◆ What is needed: Your copy of the material must match it exactly, except that pictures are dropped.

** Start Stored data **

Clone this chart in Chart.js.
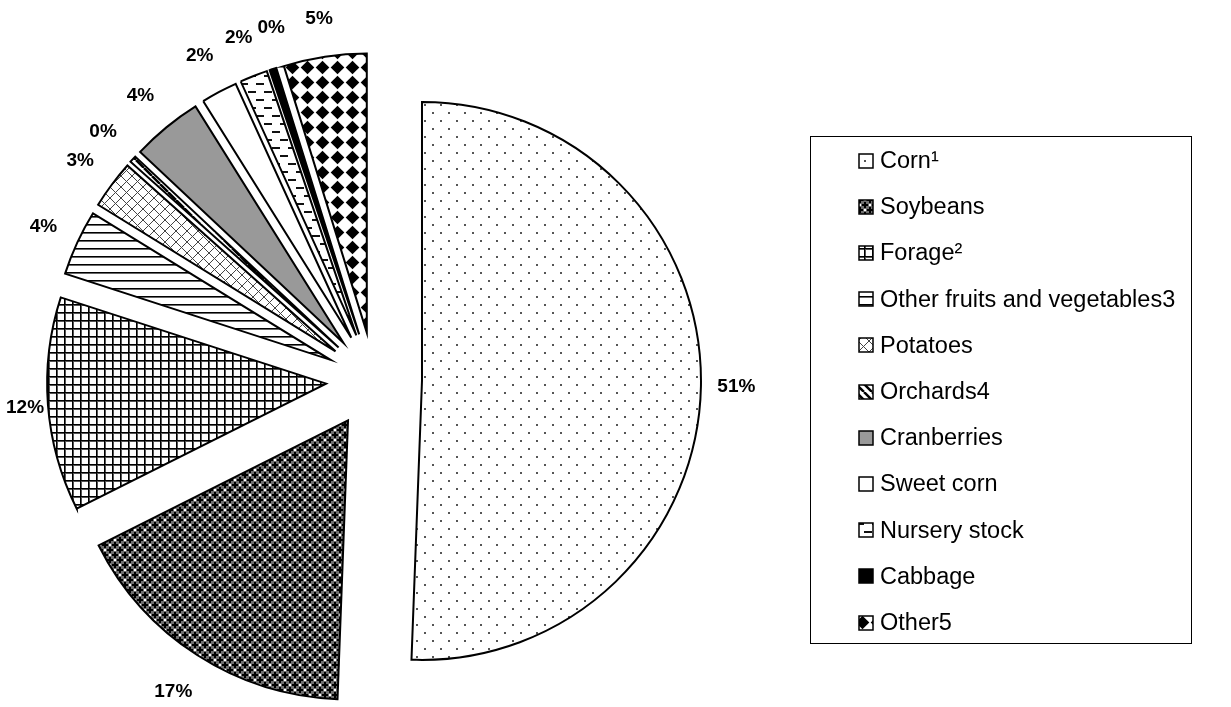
<!DOCTYPE html>
<html>
<head>
<meta charset="utf-8">
<title>Crop shares</title>
<script src="https://cdn.jsdelivr.net/npm/chart.js@4.4.1/dist/chart.umd.min.js"></script>
<style>
  html, body { margin: 0; padding: 0; background: #fff; }
  canvas { display: block; }
</style>
</head>
<body>
<canvas id="myChart" width="1231" height="707"></canvas>
<script>
// Data (percent of total)
const crops = ['Corn¹', 'Soybeans', 'Forage²', 'Other fruits and vegetables3', 'Potatoes', 'Orchards4',
  'Cranberries', 'Sweet corn', 'Nursery stock', 'Cabbage', 'Other5'];
const shares = [50.6, 17.0, 12.4, 3.8, 2.8, 0.4, 4.1, 2.1, 1.6, 0.4, 4.8];

const FONT = '"Liberation Sans", Arial, sans-serif';
const EXPLODE = 48;     // how far each slice is pulled out
const LABEL_GAP = 16;

// small tile -> canvas pattern
function makePattern(size, draw) {
  const c = document.createElement('canvas');
  c.width = size;
  c.height = size;
  const g = c.getContext('2d');
  g.fillStyle = '#fff';
  g.fillRect(0, 0, size, size);
  draw(g, size);
  return g.createPattern(c, 'repeat');
}

const dots = makePattern(16, (g) => {
  g.fillStyle = '#555';
  g.fillRect(0, 0, 2, 2);
  g.fillRect(8, 8, 2, 2);
});

const trellis = makePattern(10, (g) => {
  g.fillStyle = '#707070';
  g.fillRect(0, 0, 10, 10);
  g.fillStyle = '#000';
  for (const [cx, cy] of [[0, 0], [10, 0], [0, 10], [10, 10], [5, 5]]) {
    g.fillRect(cx - 1, cy - 3, 2, 6);
    g.fillRect(cx - 3, cy - 1, 6, 2);
  }
  g.fillStyle = '#fff';
  for (const [cx, cy] of [[5, 0], [5, 10], [0, 5], [10, 5]]) {
    g.fillRect(cx - 1, cy - 1, 2, 2);
  }
});

const grid = makePattern(8, (g) => {
  g.fillStyle = '#000';
  g.fillRect(0, 0, 8, 1);
  g.fillRect(0, 0, 1, 8);
  g.fillStyle = '#555';
  g.fillRect(1, 1, 7, 1);
  g.fillRect(1, 1, 1, 7);
});

const hlines = makePattern(8, (g) => {
  g.fillStyle = '#000';
  g.fillRect(0, 0, 8, 1);
  g.fillStyle = '#666';
  g.fillRect(0, 1, 8, 1);
});

const crosshatch = makePattern(11, (g, s) => {
  g.strokeStyle = '#444';
  g.lineWidth = 1;
  g.beginPath();
  g.moveTo(0, 0); g.lineTo(s, s);
  g.moveTo(s, 0); g.lineTo(0, s);
  g.stroke();
});

const diagonal = makePattern(8, (g, s) => {
  g.strokeStyle = '#000';
  g.lineWidth = 2.5;
  g.beginPath();
  for (const k of [-s, 0, s]) {
    g.moveTo(k, 0);
    g.lineTo(k + s, s);
  }
  g.stroke();
});

const dashes = makePattern(16, (g) => {
  g.fillStyle = '#111';
  g.fillRect(0, 3, 8, 2);
  g.fillRect(8, 11, 8, 2);
});

const diamonds = makePattern(15, (g) => {
  g.fillStyle = '#000';
  g.beginPath();
  g.moveTo(7.5, 0.7);
  g.lineTo(14.3, 7.5);
  g.lineTo(7.5, 14.3);
  g.lineTo(0.7, 7.5);
  g.closePath();
  g.fill();
});

const fills = [dots, trellis, grid, hlines, crosshatch, diagonal, '#999999', '#ffffff', dashes, '#000000', diamonds];

// Pull every slice out from the centre along its middle angle
const explodePlugin = {
  id: 'explode',
  afterDatasetUpdate(chart, args) {
    args.meta.data.forEach((arc) => {
      const mid = (arc.startAngle + arc.endAngle) / 2;
      arc.x += Math.cos(mid) * EXPLODE;
      arc.y += Math.sin(mid) * EXPLODE;
    });
  }
};

function overlaps(a, b) {
  return Math.abs(a.x - b.x) < (a.w + b.w) / 2 + 3 && Math.abs(a.y - b.y) < (a.h + b.h) / 2 + 2;
}

// Percent labels outside each slice
const percentLabels = {
  id: 'percentLabels',
  afterDatasetsDraw(chart) {
    const ctx = chart.ctx;
    const meta = chart.getDatasetMeta(0);
    const total = shares.reduce((a, b) => a + b, 0);
    const placed = [];
    ctx.save();
    ctx.font = 'bold 19px ' + FONT;
    ctx.fillStyle = '#000';
    ctx.textAlign = 'center';
    ctx.textBaseline = 'middle';
    meta.data.forEach((arc, i) => {
      const text = Math.round(shares[i] / total * 100) + '%';
      const w = ctx.measureText(text).width;
      const h = 14;
      let angle = (arc.startAngle + arc.endAngle) / 2;
      let box;
      for (let step = 0; step < 40; step++) {
        const dx = Math.cos(angle);
        const dy = Math.sin(angle);
        const dist = arc.outerRadius + LABEL_GAP + 14 * Math.abs(dy) +
          Math.abs(dx) * w / 2 + Math.abs(dy) * h / 2;
        let x = arc.x + dx * dist;
        let y = arc.y + dy * dist;
        // keep inside the canvas
        x = Math.min(Math.max(x, w / 2 + 6), chart.width - w / 2 - 6);
        y = Math.min(Math.max(y, h / 2 + 4), chart.height - h / 2 - 4);
        box = {x, y, w, h};
        if (!placed.some((p) => overlaps(p, box))) break;
        angle += 0.5 * Math.PI / 180; // nudge clockwise
      }
      placed.push(box);
      ctx.fillText(text, box.x, box.y);
    });
    ctx.restore();
  }
};

// Boxed legend on the right
const boxLegend = {
  id: 'boxLegend',
  afterDraw(chart) {
    const ctx = chart.ctx;
    const bg = chart.data.datasets[0].backgroundColor;
    ctx.save();
    ctx.strokeStyle = '#000';
    ctx.lineWidth = 1;
    ctx.strokeRect(810.5, 136.5, 381, 507);
    ctx.font = '23.5px ' + FONT;
    ctx.textBaseline = 'middle';
    ctx.textAlign = 'left';
    chart.data.labels.forEach((label, i) => {
      const y = 160.5 + i * 46.2;
      ctx.fillStyle = bg[i];
      ctx.fillRect(859, Math.round(y - 7), 14, 14);
      ctx.lineWidth = 1.5;
      ctx.strokeRect(859, Math.round(y - 7), 14, 14);
      ctx.fillStyle = '#000';
      ctx.fillText(label, 880, y + 1);
    });
    ctx.restore();
  }
};

const ctx = document.querySelector('#myChart');
new Chart(ctx, {
  type: 'pie',
  data: {
    labels: crops,
    datasets: [{
      data: shares,
      backgroundColor: fills,
      borderColor: '#000',
      borderWidth: 2,
      borderJoinStyle: 'miter'
    }]
  },
  options: {
    responsive: false,
    animation: false,
    events: [],
    radius: 279,
    layout: { padding: { left: 0, right: 483, top: 53, bottom: 0 } },
    plugins: {
      legend: { display: false },
      tooltip: { enabled: false }
    }
  },
  plugins: [explodePlugin, percentLabels, boxLegend]
});
</script>
</body>
</html>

** End Stored data **

◆ Output of the task:
Clone this chart in Chart.js.
<!DOCTYPE html>
<html>
<head>
<meta charset="utf-8">
<title>Crop shares</title>
<script src="https://cdn.jsdelivr.net/npm/chart.js@4.4.1/dist/chart.umd.min.js"></script>
<style>
  html, body { margin: 0; padding: 0; background: #fff; }
  canvas { display: block; }
</style>
</head>
<body>
<canvas id="myChart" width="1231" height="707"></canvas>
<script>
// Data (percent of total)
const crops = ['Corn¹', 'Soybeans', 'Forage²', 'Other fruits and vegetables3', 'Potatoes', 'Orchards4',
  'Cranberries', 'Sweet corn', 'Nursery stock', 'Cabbage', 'Other5'];
const shares = [50.6, 17.0, 12.4, 3.8, 2.8, 0.4, 4.1, 2.1, 1.6, 0.4, 4.8];

const FONT = '"Liberation Sans", Arial, sans-serif';
const EXPLODE = 48;     // how far each slice is pulled out
const LABEL_GAP = 16;

// small tile -> canvas pattern
function makePattern(size, draw) {
  const c = document.createElement('canvas');
  c.width = size;
  c.height = size;
  const g = c.getContext('2d');
  g.fillStyle = '#fff';
  g.fillRect(0, 0, size, size);
  draw(g, size);
  return g.createPattern(c, 'repeat');
}

const dots = makePattern(16, (g) => {
  g.fillStyle = '#555';
  g.fillRect(0, 0, 2, 2);
  g.fillRect(8, 8, 2, 2);
});

const trellis = makePattern(10, (g) => {
  g.fillStyle = '#707070';
  g.fillRect(0, 0, 10, 10);
  g.fillStyle = '#000';
  for (const [cx, cy] of [[0, 0], [10, 0], [0, 10], [10, 10], [5, 5]]) {
    g.fillRect(cx - 1, cy - 3, 2, 6);
    g.fillRect(cx - 3, cy - 1, 6, 2);
  }
  g.fillStyle = '#fff';
  for (const [cx, cy] of [[5, 0], [5, 10], [0, 5], [10, 5]]) {
    g.fillRect(cx - 1, cy - 1, 2, 2);
  }
});

const grid = makePattern(8, (g) => {
  g.fillStyle = '#000';
  g.fillRect(0, 0, 8, 1);
  g.fillRect(0, 0, 1, 8);
  g.fillStyle = '#555';
  g.fillRect(1, 1, 7, 1);
  g.fillRect(1, 1, 1, 7);
});

const hlines = makePattern(8, (g) => {
  g.fillStyle = '#000';
  g.fillRect(0, 0, 8, 1);
  g.fillStyle = '#666';
  g.fillRect(0, 1, 8, 1);
});

const crosshatch = makePattern(11, (g, s) => {
  g.strokeStyle = '#444';
  g.lineWidth = 1;
  g.beginPath();
  g.moveTo(0, 0); g.lineTo(s, s);
  g.moveTo(s, 0); g.lineTo(0, s);
  g.stroke();
});

const diagonal = makePattern(8, (g, s) => {
  g.strokeStyle = '#000';
  g.lineWidth = 2.5;
  g.beginPath();
  for (const k of [-s, 0, s]) {
    g.moveTo(k, 0);
    g.lineTo(k + s, s);
  }
  g.stroke();
});

const dashes = makePattern(16, (g) => {
  g.fillStyle = '#111';
  g.fillRect(0, 3, 8, 2);
  g.fillRect(8, 11, 8, 2);
});

const diamonds = makePattern(15, (g) => {
  g.fillStyle = '#000';
  g.beginPath();
  g.moveTo(7.5, 0.7);
  g.lineTo(14.3, 7.5);
  g.lineTo(7.5, 14.3);
  g.lineTo(0.7, 7.5);
  g.closePath();
  g.fill();
});

const fills = [dots, trellis, grid, hlines, crosshatch, diagonal, '#999999', '#ffffff', dashes, '#000000', diamonds];

// Pull every slice out from the centre along its middle angle
const explodePlugin = {
  id: 'explode',
  afterDatasetUpdate(chart, args) {
    args.meta.data.forEach((arc) => {
      const mid = (arc.startAngle + arc.endAngle) / 2;
      arc.x += Math.cos(mid) * EXPLODE;
      arc.y += Math.sin(mid) * EXPLODE;
    });
  }
};

function overlaps(a, b) {
  return Math.abs(a.x - b.x) < (a.w + b.w) / 2 + 3 && Math.abs(a.y - b.y) < (a.h + b.h) / 2 + 2;
}

// Percent labels outside each slice
const percentLabels = {
  id: 'percentLabels',
  afterDatasetsDraw(chart) {
    const ctx = chart.ctx;
    const meta = chart.getDatasetMeta(0);
    const total = shares.reduce((a, b) => a + b, 0);
    const placed = [];
    ctx.save();
    ctx.font = 'bold 19px ' + FONT;
    ctx.fillStyle = '#000';
    ctx.textAlign = 'center';
    ctx.textBaseline = 'middle';
    meta.data.forEach((arc, i) => {
      const text = Math.round(shares[i] / total * 100) + '%';
      const w = ctx.measureText(text).width;
      const h = 14;
      let angle = (arc.startAngle + arc.endAngle) / 2;
      let box;
      for (let step = 0; step < 40; step++) {
        const dx = Math.cos(angle);
        const dy = Math.sin(angle);
        const dist = arc.outerRadius + LABEL_GAP + 14 * Math.abs(dy) +
          Math.abs(dx) * w / 2 + Math.abs(dy) * h / 2;
        let x = arc.x + dx * dist;
        let y = arc.y + dy * dist;
        // keep inside the canvas
        x = Math.min(Math.max(x, w / 2 + 6), chart.width - w / 2 - 6);
        y = Math.min(Math.max(y, h / 2 + 4), chart.height - h / 2 - 4);
        box = {x, y, w, h};
        if (!placed.some((p) => overlaps(p, box))) break;
        angle += 0.5 * Math.PI / 180; // nudge clockwise
      }
      placed.push(box);
      ctx.fillText(text, box.x, box.y);
    });
    ctx.restore();
  }
};

// Boxed legend on the right
const boxLegend = {
  id: 'boxLegend',
  afterDraw(chart) {
    const ctx = chart.ctx;
    const bg = chart.data.datasets[0].backgroundColor;
    ctx.save();
    ctx.strokeStyle = '#000';
    ctx.lineWidth = 1;
    ctx.strokeRect(810.5, 136.5, 381, 507);
    ctx.font = '23.5px ' + FONT;
    ctx.textBaseline = 'middle';
    ctx.textAlign = 'left';
    chart.data.labels.forEach((label, i) => {
      const y = 160.5 + i * 46.2;
      ctx.fillStyle = bg[i];
      ctx.fillRect(859, Math.round(y - 7), 14, 14);
      ctx.lineWidth = 1.5;
      ctx.strokeRect(859, Math.round(y - 7), 14, 14);
      ctx.fillStyle = '#000';
      ctx.fillText(label, 880, y + 1);
    });
    ctx.restore();
  }
};

const ctx = document.querySelector('#myChart');
new Chart(ctx, {
  type: 'pie',
  data: {
    labels: crops,
    datasets: [{
      data: shares,
      backgroundColor: fills,
      borderColor: '#000',
      borderWidth: 2,
      borderJoinStyle: 'miter'
    }]
  },
  options: {
    responsive: false,
    animation: false,
    events: [],
    radius: 279,
    layout: { padding: { left: 0, right: 483, top: 53, bottom: 0 } },
    plugins: {
      legend: { display: false },
      tooltip: { enabled: false }
    }
  },
  plugins: [explodePlugin, percentLabels, boxLegend]
});
</script>
</body>
</html>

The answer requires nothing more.